The City also has been installing raodway features that "encourage drivers to be more mindful to share the road," she said.

"On the education side, we have been proactive on amplifying messages related to traffic safety through our Take the Friendly Road campaign," Simonian said.

"Community members will also begin to see and hear more on ways to keep safety in mind, whether they’re biking, scooting, driving or walking.

"And we work closely with our partners in the Police Department to strategize and implement the most effective tactics around enforcement."

SMPD traffic officers routinely hold bicycle safety operations that focus on the most dangerous driver behaviors, which include speeding and making illegal turns.

7 Bicycle Safety Operations Held Since September 1, 2023
Bike Safety Operations

In the seven police safety operations held since September 1, there were 97 citations given to motorists and 35 to cyclists, according to Police Department data.

"We want to make sure everyone is following the rules," said Lt. Erika Aklufi, the Police Department spokesperson.

"You're still talking about a person piloting a vehicle, and humans make bad decisions, whether they're in a car or on a bike," she said. "We want to give everyone the best shot possible."

Spurred by the death of a bicyclist in October, the Council last month took additional steps to eliminate all crashes that seriously injure or kill bicyclists and pedestrians ("Council Takes Steps to Curb Collisions Involving Cyclists, Pedestrians," November 17, 2023).

Councilmember Jesse Zwick, who spearheaded the discussion item, noted that the October 27 crash at 19th Street and Idaho Avenue marked the 12th bicyclist killed in LA County in three weeks.
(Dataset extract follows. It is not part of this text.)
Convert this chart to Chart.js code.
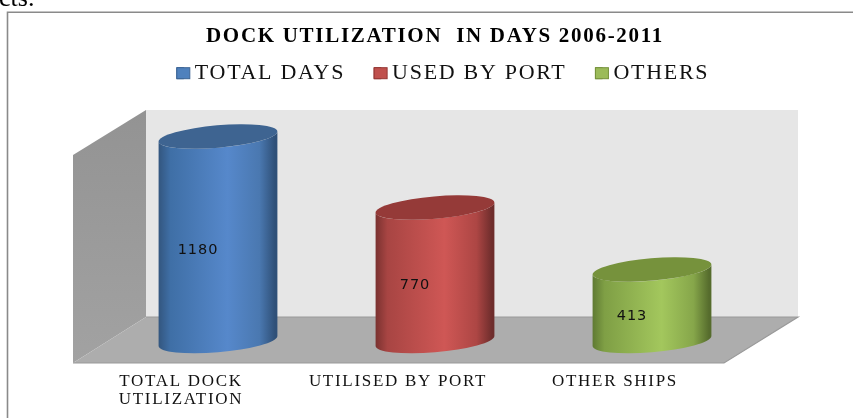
<!DOCTYPE html>
<html><head><meta charset="utf-8">
<style>html,body{margin:0;padding:0;background:#fff}canvas{display:block;filter:blur(0.35px)}</style>
<script src="https://cdn.jsdelivr.net/npm/chart.js@4"></script></head>
<body><canvas id="c" width="853" height="418"></canvas>
<script>
const chartTitle = 'DOCK UTILIZATION  IN DAYS 2006-2011';
const categories = [['TOTAL DOCK','UTILIZATION'],'UTILISED BY PORT','OTHER SHIPS'];
const totalDays = [1180,null,null];
const usedByPort = [null,770,null];
const others = [null,null,413];
const serif = '"Liberation Serif"';

const palettes = [
 {stops:['#33567f','#3f6fa6','#5688cb','#4a78b0','#2f5078'],top:'#3e6491',box:'#4f81bd',line:'#3c6494'},
 {stops:['#7a3230','#a84543','#cf5755','#ad4644','#6e2d2c'],top:'#953a38',box:'#c0504d',line:'#953735'},
 {stops:['#5f7a33','#7f9f45','#a3c75d','#86a64a','#566c2d'],top:'#76923c',box:'#9bbb59',line:'#76923c'}
];
const scene = {
 id:'scene',
 beforeLayout(ch){ ch.ctx.letterSpacing='1.7px'; },
 afterLayout(ch){ ch.legend.left+=8; ch.legend.right+=8; },
 beforeDraw(ch){
  const c=ch.ctx, a=ch.chartArea, b=a.bottom;
  const shift=36.5, lift=23;
  const P=(pts,f)=>{c.beginPath();pts.forEach((p,i)=>i?c.lineTo(p[0],p[1]):c.moveTo(p[0],p[1]));c.closePath();c.fillStyle=f;c.fill();};
  const fl=a.left-shift, fr=a.right-shift, bl=a.left+shift, br=a.right+shift+1;
  const fy=b+lift-1, by=b-lift-1, ty=b-231;
  c.save();
  c.letterSpacing='0px';
  c.fillStyle='#000';c.font='26px '+serif;c.textBaseline='alphabetic';c.fillText('cts.',-1,6);
  c.strokeStyle='#8a8a8a';c.lineWidth=1.6;c.beginPath();c.moveTo(7.5,418);c.lineTo(7.5,12.2);c.lineTo(853,12.2);c.stroke();
  P([[bl,ty],[br,ty],[br,by],[bl,by]],'#e6e6e6');
  const lg=c.createLinearGradient(0,ty,0,fy);lg.addColorStop(0,'#939393');lg.addColorStop(1,'#a2a2a2');
  P([[fl,ty+45],[bl,ty],[bl,by],[fl,fy]],lg);
  P([[fl,fy],[bl,by],[br,by],[fr,fy]],'#adadad');
  c.strokeStyle='#9a9a9a';c.lineWidth=1.2;c.beginPath();c.moveTo(fl,fy);c.lineTo(fr,fy);c.lineTo(br,by);c.lineTo(bl,by);c.stroke();
  c.restore();
 },
 beforeDatasetDraw(ch,args){
  const c=ch.ctx, meta=args.meta, pal=palettes[args.index];
  meta.data.forEach((bar,i)=>{
   if(ch.data.datasets[args.index].data[i]==null) return;
   const hw=bar.width/2, cx=bar.x, T=bar.y, B=bar.base;
   const th=0.0865, eb=11.2, ea=Math.sqrt(Math.max(hw*hw-eb*eb*Math.sin(th)**2,1)/Math.cos(th)**2);
   const t0=Math.atan(eb/ea*Math.tan(th));
   const off=ea*Math.cos(t0)*Math.sin(th)-eb*Math.sin(t0)*Math.cos(th);
   const g=c.createLinearGradient(cx-hw,0,cx+hw,0);
   [0,.1,.58,.85,.98].forEach((s,k)=>g.addColorStop(s,pal.stops[k]));
   c.save();
   c.beginPath();c.moveTo(cx-hw,T+off);c.lineTo(cx-hw,B+off);
   c.ellipse(cx,B,ea,eb,-th,t0+Math.PI,t0,true);
   c.lineTo(cx+hw,T-off);
   c.ellipse(cx,T,ea,eb,-th,t0,t0+Math.PI,false);
   c.closePath();c.fillStyle=g;c.fill();
   c.beginPath();c.ellipse(cx,T,ea,eb,-th,0,Math.PI*2);c.fillStyle=pal.top;c.fill();
   c.letterSpacing='0.9px';
   c.font='14.5px "DejaVu Sans"';c.fillStyle='#111';c.textAlign='center';c.textBaseline='middle';
   c.fillText(String(ch.data.datasets[args.index].data[i]),cx-20,(T+B)/2+11);
   c.restore();
  });
  return false;
 },
 afterDraw(ch){
  const c=ch.ctx, L=ch.legend;
  L.legendHitBoxes.forEach((h,i)=>{
   const p=palettes[i];
   c.save();
   c.fillStyle=p.box;c.strokeStyle=p.line;c.lineWidth=1;
   const y=h.top+h.height/2-5.5;
   c.fillRect(h.left,y,13,11);c.strokeRect(h.left,y,13,11);
   c.restore();
  });
 }
};
const ds=(label,data,i)=>({label,data,grouped:false,backgroundColor:palettes[i].box,borderColor:palettes[i].line,borderWidth:1,barPercentage:.73,categoryPercentage:.75});
new Chart(document.getElementById('c'),{
 type:'bar',
 data:{labels:categories,datasets:[ds('TOTAL DAYS',totalDays,0),ds('USED BY PORT',usedByPort,1),ds('OTHERS',others,2)]},
 plugins:[scene],
 options:{
  responsive:false,animation:false,
  layout:{padding:{left:109.5,right:92.5,top:24,bottom:0}},
  plugins:{
   tooltip:{enabled:false},
   title:{display:true,text:chartTitle,color:'#000',font:{family:serif,size:21,weight:'bold'},padding:{top:0,bottom:-16}},
   legend:{position:'top',labels:{color:'#111',font:{family:serif,size:22},boxWidth:7,boxHeight:11,padding:29}}
  },
  scales:{
   x:{grid:{display:false},border:{display:false},ticks:{color:'#111',font:{family:serif,size:17,lineHeight:1.08},labelOffset:-37,maxRotation:0,autoSkip:false,padding:23},
      afterFit(s){s.height=77;}},
   y:{display:false,min:0,max:1424}
  }
 }
});
</script></body></html>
"This is an epidemic of road violence," Zwick said. "There are more people murdered by cars than by guns or any other source in LA County and we need to do more."

Aklufi notes that in many cases the person behind the wheel often also bicycles around town. "These are the same people," Aklufi said. "A lot of us do both."

"Everybody needs to pony up and take responsibility for their own actions," she said. "It's unfortunate in these crashes that the vehicles always win."